Let $\varphi$ be a state on the von Neumann algebra $\mathfrak{M}$ with the support $s(\varphi)$ and $M\in \mathfrak{M}$ be positive operator such that $\varphi(MA)=0$ for all $A\in \mathfrak{M}.$
Question is $s(\varphi)M=0$?
I think on this because I know how to prove it for semifinite von Neumann algebras. I do not know if this is true in the general case.
Write $P=s(\varphi)$. We have, since $\varphi$ and $M$ are positive, that $\varphi(AM)=0$ for all $A$. Then, via Cauchy-Schwarz, $$ |\varphi(PM(I-P))|=|\varphi((MP)^*(I-P))|\leq\varphi(PM^2P)^{1/2}\varphi(I-P)^{1/2}=0, $$ since $\varphi(I-P)=0$. If follows that $\varphi(PM(I-P)=0$, and so $$\varphi(PMP)=\varphi(PM)-\varphi(PM(I-P))=\varphi(PM)=0.$$
But $\varphi$ is faithful on $P\mathfrak MP$ (see below), so $PMP=0$. Then $$ 0=PMP=PM^{1/2}M^{1/2}P=(M^{1/2}P)M^{1/2}P, $$ and $M^{1/2}P=0$. Multiplying by $M^{1/2}$ on the left, $MP=0$.
Proof that $\varphi$ is faithful on $P\mathfrak MP$. I've had this fact in my mind for many years, but I couldn't find a reference on a quick check.

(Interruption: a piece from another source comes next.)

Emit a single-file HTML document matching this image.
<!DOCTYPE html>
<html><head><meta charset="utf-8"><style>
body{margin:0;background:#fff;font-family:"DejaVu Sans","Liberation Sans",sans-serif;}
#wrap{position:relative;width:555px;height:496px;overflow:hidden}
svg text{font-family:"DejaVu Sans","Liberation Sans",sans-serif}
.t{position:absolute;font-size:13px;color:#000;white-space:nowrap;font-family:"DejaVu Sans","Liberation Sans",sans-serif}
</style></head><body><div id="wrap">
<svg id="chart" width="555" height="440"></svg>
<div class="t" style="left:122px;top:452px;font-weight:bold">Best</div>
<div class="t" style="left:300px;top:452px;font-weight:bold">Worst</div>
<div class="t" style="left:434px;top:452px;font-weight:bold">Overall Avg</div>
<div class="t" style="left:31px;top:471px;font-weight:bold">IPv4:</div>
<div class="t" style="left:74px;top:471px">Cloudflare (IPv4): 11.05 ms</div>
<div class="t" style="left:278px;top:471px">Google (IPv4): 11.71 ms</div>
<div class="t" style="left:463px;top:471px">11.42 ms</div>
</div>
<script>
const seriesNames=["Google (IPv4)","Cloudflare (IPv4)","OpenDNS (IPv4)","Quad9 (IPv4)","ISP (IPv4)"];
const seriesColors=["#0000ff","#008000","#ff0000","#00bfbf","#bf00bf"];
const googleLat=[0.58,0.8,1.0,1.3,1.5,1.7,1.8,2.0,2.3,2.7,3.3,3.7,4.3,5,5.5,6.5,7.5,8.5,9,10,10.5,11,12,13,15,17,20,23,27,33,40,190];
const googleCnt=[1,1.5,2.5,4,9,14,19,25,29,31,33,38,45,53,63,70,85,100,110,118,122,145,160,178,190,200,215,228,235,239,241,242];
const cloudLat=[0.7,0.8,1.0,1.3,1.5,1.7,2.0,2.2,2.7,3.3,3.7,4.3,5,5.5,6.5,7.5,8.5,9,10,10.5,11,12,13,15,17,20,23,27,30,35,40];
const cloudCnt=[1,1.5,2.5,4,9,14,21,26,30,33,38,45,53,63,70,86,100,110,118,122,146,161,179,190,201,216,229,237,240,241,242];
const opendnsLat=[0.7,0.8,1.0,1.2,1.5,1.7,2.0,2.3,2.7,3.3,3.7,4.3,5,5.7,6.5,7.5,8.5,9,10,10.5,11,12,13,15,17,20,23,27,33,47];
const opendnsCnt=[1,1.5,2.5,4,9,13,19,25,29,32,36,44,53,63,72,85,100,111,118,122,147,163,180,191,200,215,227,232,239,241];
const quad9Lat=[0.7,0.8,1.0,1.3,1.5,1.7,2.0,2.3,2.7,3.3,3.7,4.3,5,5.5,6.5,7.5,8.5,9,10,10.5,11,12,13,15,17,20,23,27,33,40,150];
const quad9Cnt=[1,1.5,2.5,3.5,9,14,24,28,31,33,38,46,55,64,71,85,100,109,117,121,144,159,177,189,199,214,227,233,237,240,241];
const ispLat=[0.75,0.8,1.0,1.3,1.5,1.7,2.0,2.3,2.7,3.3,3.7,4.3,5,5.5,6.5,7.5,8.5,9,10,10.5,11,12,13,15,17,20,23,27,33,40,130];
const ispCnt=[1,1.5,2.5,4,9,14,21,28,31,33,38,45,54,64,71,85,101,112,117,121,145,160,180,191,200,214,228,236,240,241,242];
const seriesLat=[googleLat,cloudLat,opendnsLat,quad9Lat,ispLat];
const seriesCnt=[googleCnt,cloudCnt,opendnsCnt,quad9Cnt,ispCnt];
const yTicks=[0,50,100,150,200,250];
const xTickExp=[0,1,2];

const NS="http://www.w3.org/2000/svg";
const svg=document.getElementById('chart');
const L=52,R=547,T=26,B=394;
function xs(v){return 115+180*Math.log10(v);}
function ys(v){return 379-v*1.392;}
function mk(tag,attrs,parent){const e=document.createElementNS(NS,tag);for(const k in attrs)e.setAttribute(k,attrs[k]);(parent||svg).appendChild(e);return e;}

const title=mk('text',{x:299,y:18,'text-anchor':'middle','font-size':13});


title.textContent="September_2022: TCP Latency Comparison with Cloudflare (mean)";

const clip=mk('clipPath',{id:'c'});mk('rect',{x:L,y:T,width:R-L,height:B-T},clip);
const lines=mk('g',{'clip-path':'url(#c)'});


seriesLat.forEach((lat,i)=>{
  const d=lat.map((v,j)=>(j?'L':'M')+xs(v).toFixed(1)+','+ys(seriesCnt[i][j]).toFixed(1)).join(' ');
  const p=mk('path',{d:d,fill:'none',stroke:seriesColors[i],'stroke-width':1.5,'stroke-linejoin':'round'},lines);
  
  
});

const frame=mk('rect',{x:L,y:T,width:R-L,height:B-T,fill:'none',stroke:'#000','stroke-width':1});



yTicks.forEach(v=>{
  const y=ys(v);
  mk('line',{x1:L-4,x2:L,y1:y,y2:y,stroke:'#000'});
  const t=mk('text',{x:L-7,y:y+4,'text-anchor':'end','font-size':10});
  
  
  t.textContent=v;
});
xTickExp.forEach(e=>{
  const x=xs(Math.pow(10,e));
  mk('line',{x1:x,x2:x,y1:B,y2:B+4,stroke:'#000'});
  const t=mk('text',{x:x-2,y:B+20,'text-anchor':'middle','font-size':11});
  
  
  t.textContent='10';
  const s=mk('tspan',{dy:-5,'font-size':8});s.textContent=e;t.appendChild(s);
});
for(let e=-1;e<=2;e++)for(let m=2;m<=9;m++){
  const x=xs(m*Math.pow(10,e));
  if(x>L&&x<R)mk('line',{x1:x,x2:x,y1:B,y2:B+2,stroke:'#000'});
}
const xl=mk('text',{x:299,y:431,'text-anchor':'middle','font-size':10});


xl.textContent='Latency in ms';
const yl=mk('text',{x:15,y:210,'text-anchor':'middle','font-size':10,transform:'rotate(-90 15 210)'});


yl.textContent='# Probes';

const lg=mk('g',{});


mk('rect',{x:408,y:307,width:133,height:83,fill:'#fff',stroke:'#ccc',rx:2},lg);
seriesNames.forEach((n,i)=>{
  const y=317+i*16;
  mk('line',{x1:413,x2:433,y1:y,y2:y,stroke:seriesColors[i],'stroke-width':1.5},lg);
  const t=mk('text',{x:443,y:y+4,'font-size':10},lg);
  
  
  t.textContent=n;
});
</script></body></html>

Assume that $\varphi(PTP)=0$, with $T$ positive. Let $\varepsilon>0$ and put $Q=1_{(\varepsilon,\|PTP\|]}(PTP)$. Then $\varepsilon Q\leq QT=QTQ$. Thus $$\varphi(Q)\leq\frac1\varepsilon\,\varphi(QTQ)=\frac1\varepsilon\,\varphi(T^{1/2}QT^{1/2})=\frac1\varepsilon\,\varphi(PT^{1/2}QT^{1/2}P) \leq\frac1\varepsilon\,\varphi(PTP)=0. $$ It follows that $\varphi(Q)=0$, and so $Q\leq I-P$ (because $P$ is the support of $\varphi$). But, as $Q\leq P$, we get $Q=0$. AS $\varepsilon$ was arbitrary, we deduce that $PTP=0$.